Ahmet Sever’den Can Dündar’a mektup
Ahmet Sever: "Dünün mağdurlarının bugün sana karşı ne kadar acımasız ve insafsız saldırılarını görünce gerçekten ne diyeceğimi bilemiyorum."
11. Cumhurbaşkanı Abdullah Gül’ün 12 yıl başdanışmanlığını yapan gazeteci Ahmet Sever, Silivri Cezaevi’nde bulunan Cumhuriyet Gazetesi Genel Yayın Yönetmeni Can Dündar’a mektup yazdı. Sever, “Dünün mağdurlarının bugün sana karşı ne kadar acımasız ve insafsız saldırılarını görünce gerçekten ne diyeceğimi bilemiyorum” dedi.
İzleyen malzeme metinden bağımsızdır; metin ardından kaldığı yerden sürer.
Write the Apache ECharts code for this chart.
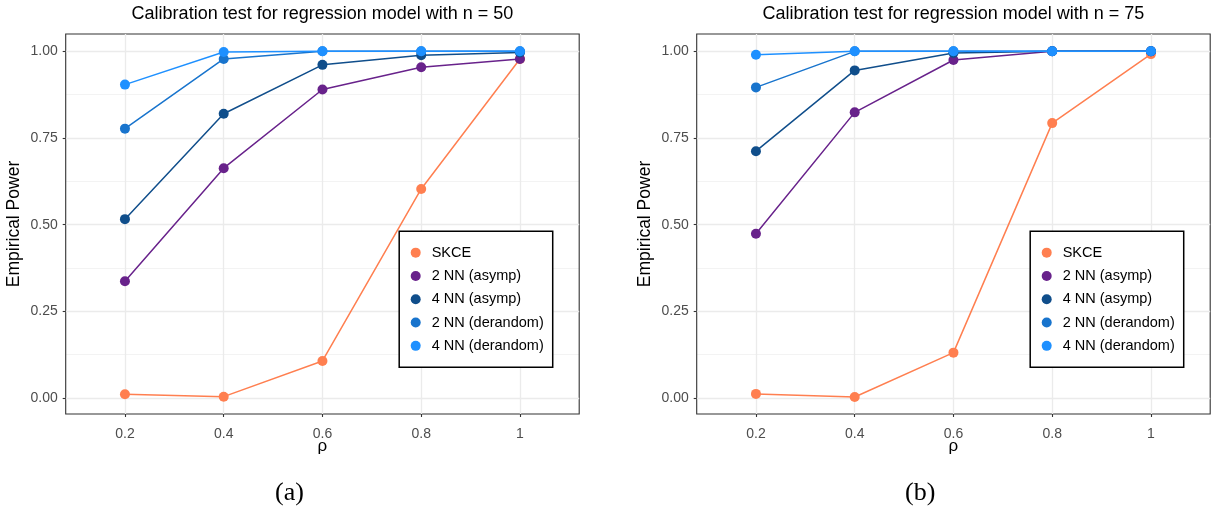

Ahmet Sever’in Cumhuriyet gazetesinde yayınlanan mektubu şöyle:
“Can Dostum; Mektubun hüznü ve sevinci bir arada yaşattı bana. İlk dikkatimi çeken mektubun sağ alt köşesindeki “görülmüştür” damgası oldu.
Can, sen bütün gazetecilik hayatın boyunca ne yaptıysan “görülmesi” için yaptın zaten. Onca belgesel, kitap, program, köşe yazısı… Hep “görülmesi, izlenmesi ve okunması” için değil miydi ki?
Can, sen gazeteciliğini asla gizli kapaklı değil “göstere göstere” yaptın. Haber ve yazılarından dolayı “casuslukla” suçlanıyorsun ya, şaka gibi be Can. Güldürmeyen ama kızdıran bir şaka gibi. Göstere göstere “casusluk yapan” ilk gazeteci olarak dünya basın tarihine geçtin bile.
Ama, sen ve Erdem yalnız değilsiniz Can. Hiç yalnız değilsiniz. Bak artık sadece Türkiye değil, tüm dünya size konuşuyor. Bazı siyasi çıkar hesaplarına rağmen insanlık ölmedi. Ses veriyor, tepki gösteriyor.
Ama içeride bazılarının akıl almaz tepkisi var ya Can… O beni çok düşündürüyor ve gerilere götürüyor. Hatırlarsın; sen de ben de dünün “mağdurlarının” yanında yer almıştık. Başörtüsü yasağına, askeri vesayete, parti kapatmalara hep karşı çıkmıştık. Dünün mağdurlarının bugün sana karşı ne kadar acımasız ve insafsız saldırılarını görünce gerçekten ne diyeceğimi bilemiyorum.
Sana yazdığım mektup da “görülmüştür” damgasıyla elinde ulaşacağından kendimi tutarak yazmıştım. Şimdi hiç tutmuyorum. Türkiye ve dünya tarihi göstermiştir ki; sana bunları yaşatan zihniyet her zaman yenilmiş ve vicdanlarda mahkûm olmuştur. Şimdi de öyle olacak, bundan hiç şüphem yok.
Çıktıktan sonra da inadına inadına ve göstere göstere gazetecilik yapmaya devam edeceksin. Hem de daha gür bir sesle ve güçlenmiş olarak.
O güne kadar sevgiyle, umutla hoşçakal Can. Ben de seni gerçekten çok özledim.”